Transcribe every line exactly. Leave the pictures behind.

-- Start --

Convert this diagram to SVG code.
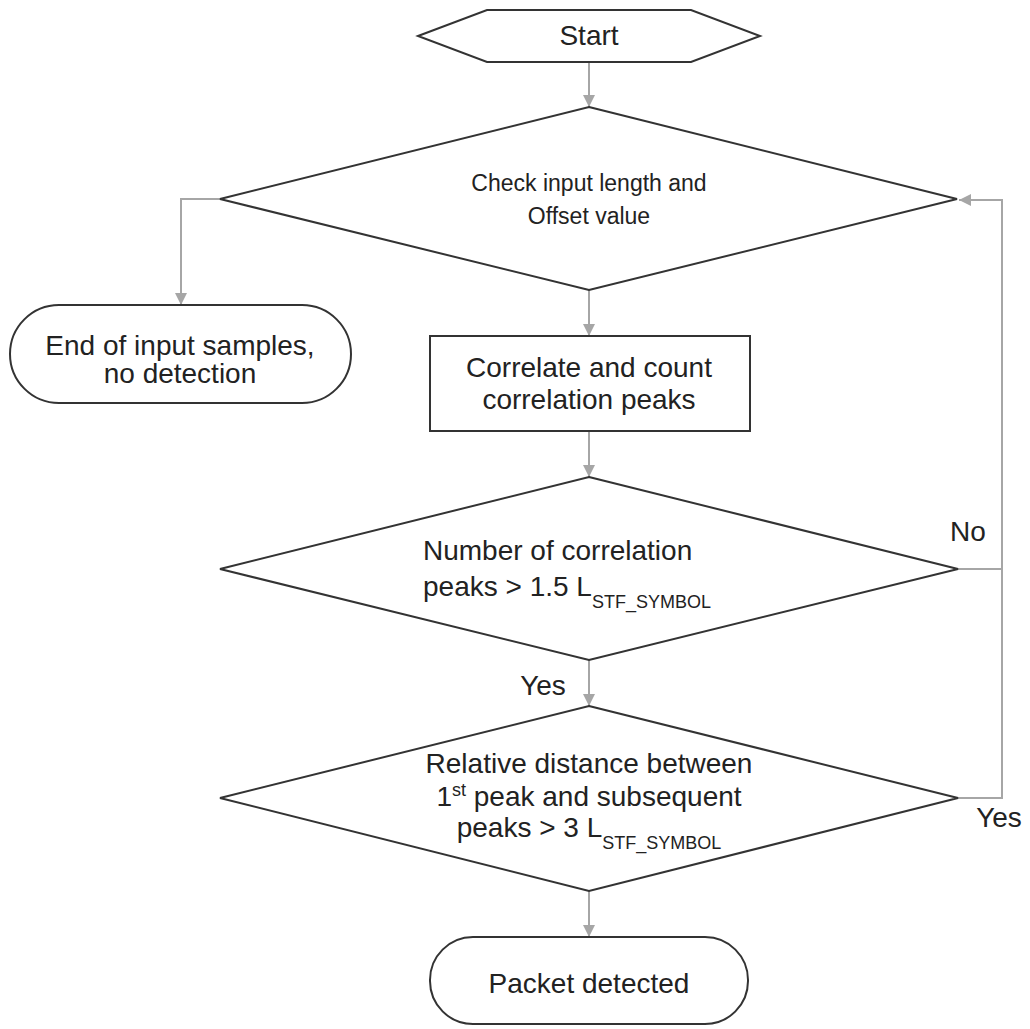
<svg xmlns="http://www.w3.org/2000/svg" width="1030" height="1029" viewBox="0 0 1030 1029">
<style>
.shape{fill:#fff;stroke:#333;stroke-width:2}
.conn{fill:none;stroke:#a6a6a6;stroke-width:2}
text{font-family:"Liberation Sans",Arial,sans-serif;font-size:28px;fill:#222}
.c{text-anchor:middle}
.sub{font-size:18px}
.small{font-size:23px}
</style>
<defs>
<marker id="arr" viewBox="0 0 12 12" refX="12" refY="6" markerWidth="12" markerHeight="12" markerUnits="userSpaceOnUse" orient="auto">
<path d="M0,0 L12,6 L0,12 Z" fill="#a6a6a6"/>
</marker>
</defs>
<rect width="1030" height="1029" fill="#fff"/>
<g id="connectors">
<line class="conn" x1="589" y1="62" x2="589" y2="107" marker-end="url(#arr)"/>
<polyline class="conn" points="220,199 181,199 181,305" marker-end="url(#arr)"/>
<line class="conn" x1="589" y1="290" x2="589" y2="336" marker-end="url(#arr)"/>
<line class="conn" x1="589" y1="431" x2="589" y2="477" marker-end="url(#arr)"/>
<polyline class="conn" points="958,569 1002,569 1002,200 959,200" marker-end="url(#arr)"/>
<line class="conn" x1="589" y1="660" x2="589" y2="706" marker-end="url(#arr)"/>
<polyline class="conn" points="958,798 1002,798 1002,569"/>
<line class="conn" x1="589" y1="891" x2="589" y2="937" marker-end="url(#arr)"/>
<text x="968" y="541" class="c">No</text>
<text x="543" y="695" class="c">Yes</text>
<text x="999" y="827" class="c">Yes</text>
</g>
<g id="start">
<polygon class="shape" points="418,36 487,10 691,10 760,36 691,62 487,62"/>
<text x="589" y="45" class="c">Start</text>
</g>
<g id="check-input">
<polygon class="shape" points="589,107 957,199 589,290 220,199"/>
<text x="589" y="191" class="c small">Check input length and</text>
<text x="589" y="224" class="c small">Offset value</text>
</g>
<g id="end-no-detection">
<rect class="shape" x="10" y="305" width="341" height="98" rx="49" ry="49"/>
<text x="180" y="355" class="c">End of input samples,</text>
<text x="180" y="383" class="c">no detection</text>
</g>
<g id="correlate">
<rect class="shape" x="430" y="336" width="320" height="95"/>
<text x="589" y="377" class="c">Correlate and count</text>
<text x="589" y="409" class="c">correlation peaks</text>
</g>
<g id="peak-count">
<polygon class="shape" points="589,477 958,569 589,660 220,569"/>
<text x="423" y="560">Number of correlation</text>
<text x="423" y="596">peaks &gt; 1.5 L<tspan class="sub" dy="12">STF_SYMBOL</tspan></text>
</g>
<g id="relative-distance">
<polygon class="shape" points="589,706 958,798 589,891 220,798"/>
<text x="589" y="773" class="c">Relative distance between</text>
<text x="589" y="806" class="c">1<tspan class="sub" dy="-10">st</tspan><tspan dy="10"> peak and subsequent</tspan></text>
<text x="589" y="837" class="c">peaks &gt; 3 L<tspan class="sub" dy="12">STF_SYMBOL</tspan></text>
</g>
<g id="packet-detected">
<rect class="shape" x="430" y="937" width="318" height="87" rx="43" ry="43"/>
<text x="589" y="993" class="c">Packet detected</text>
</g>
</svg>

-- End --

- _Correct result_:
Convert this diagram to SVG code.
<svg xmlns="http://www.w3.org/2000/svg" width="1030" height="1029" viewBox="0 0 1030 1029">
<style>
.shape{fill:#fff;stroke:#333;stroke-width:2}
.conn{fill:none;stroke:#a6a6a6;stroke-width:2}
text{font-family:"Liberation Sans",Arial,sans-serif;font-size:28px;fill:#222}
.c{text-anchor:middle}
.sub{font-size:18px}
.small{font-size:23px}
</style>
<defs>
<marker id="arr" viewBox="0 0 12 12" refX="12" refY="6" markerWidth="12" markerHeight="12" markerUnits="userSpaceOnUse" orient="auto">
<path d="M0,0 L12,6 L0,12 Z" fill="#a6a6a6"/>
</marker>
</defs>
<rect width="1030" height="1029" fill="#fff"/>
<g id="connectors">
<line class="conn" x1="589" y1="62" x2="589" y2="107" marker-end="url(#arr)"/>
<polyline class="conn" points="220,199 181,199 181,305" marker-end="url(#arr)"/>
<line class="conn" x1="589" y1="290" x2="589" y2="336" marker-end="url(#arr)"/>
<line class="conn" x1="589" y1="431" x2="589" y2="477" marker-end="url(#arr)"/>
<polyline class="conn" points="958,569 1002,569 1002,200 959,200" marker-end="url(#arr)"/>
<line class="conn" x1="589" y1="660" x2="589" y2="706" marker-end="url(#arr)"/>
<polyline class="conn" points="958,798 1002,798 1002,569"/>
<line class="conn" x1="589" y1="891" x2="589" y2="937" marker-end="url(#arr)"/>
<text x="968" y="541" class="c">No</text>
<text x="543" y="695" class="c">Yes</text>
<text x="999" y="827" class="c">Yes</text>
</g>
<g id="start">
<polygon class="shape" points="418,36 487,10 691,10 760,36 691,62 487,62"/>
<text x="589" y="45" class="c">Start</text>
</g>
<g id="check-input">
<polygon class="shape" points="589,107 957,199 589,290 220,199"/>
<text x="589" y="191" class="c small">Check input length and</text>
<text x="589" y="224" class="c small">Offset value</text>
</g>
<g id="end-no-detection">
<rect class="shape" x="10" y="305" width="341" height="98" rx="49" ry="49"/>
<text x="180" y="355" class="c">End of input samples,</text>
<text x="180" y="383" class="c">no detection</text>
</g>
<g id="correlate">
<rect class="shape" x="430" y="336" width="320" height="95"/>
<text x="589" y="377" class="c">Correlate and count</text>
<text x="589" y="409" class="c">correlation peaks</text>
</g>
<g id="peak-count">
<polygon class="shape" points="589,477 958,569 589,660 220,569"/>
<text x="423" y="560">Number of correlation</text>
<text x="423" y="596">peaks &gt; 1.5 L<tspan class="sub" dy="12">STF_SYMBOL</tspan></text>
</g>
<g id="relative-distance">
<polygon class="shape" points="589,706 958,798 589,891 220,798"/>
<text x="589" y="773" class="c">Relative distance between</text>
<text x="589" y="806" class="c">1<tspan class="sub" dy="-10">st</tspan><tspan dy="10"> peak and subsequent</tspan></text>
<text x="589" y="837" class="c">peaks &gt; 3 L<tspan class="sub" dy="12">STF_SYMBOL</tspan></text>
</g>
<g id="packet-detected">
<rect class="shape" x="430" y="937" width="318" height="87" rx="43" ry="43"/>
<text x="589" y="993" class="c">Packet detected</text>
</g>
</svg>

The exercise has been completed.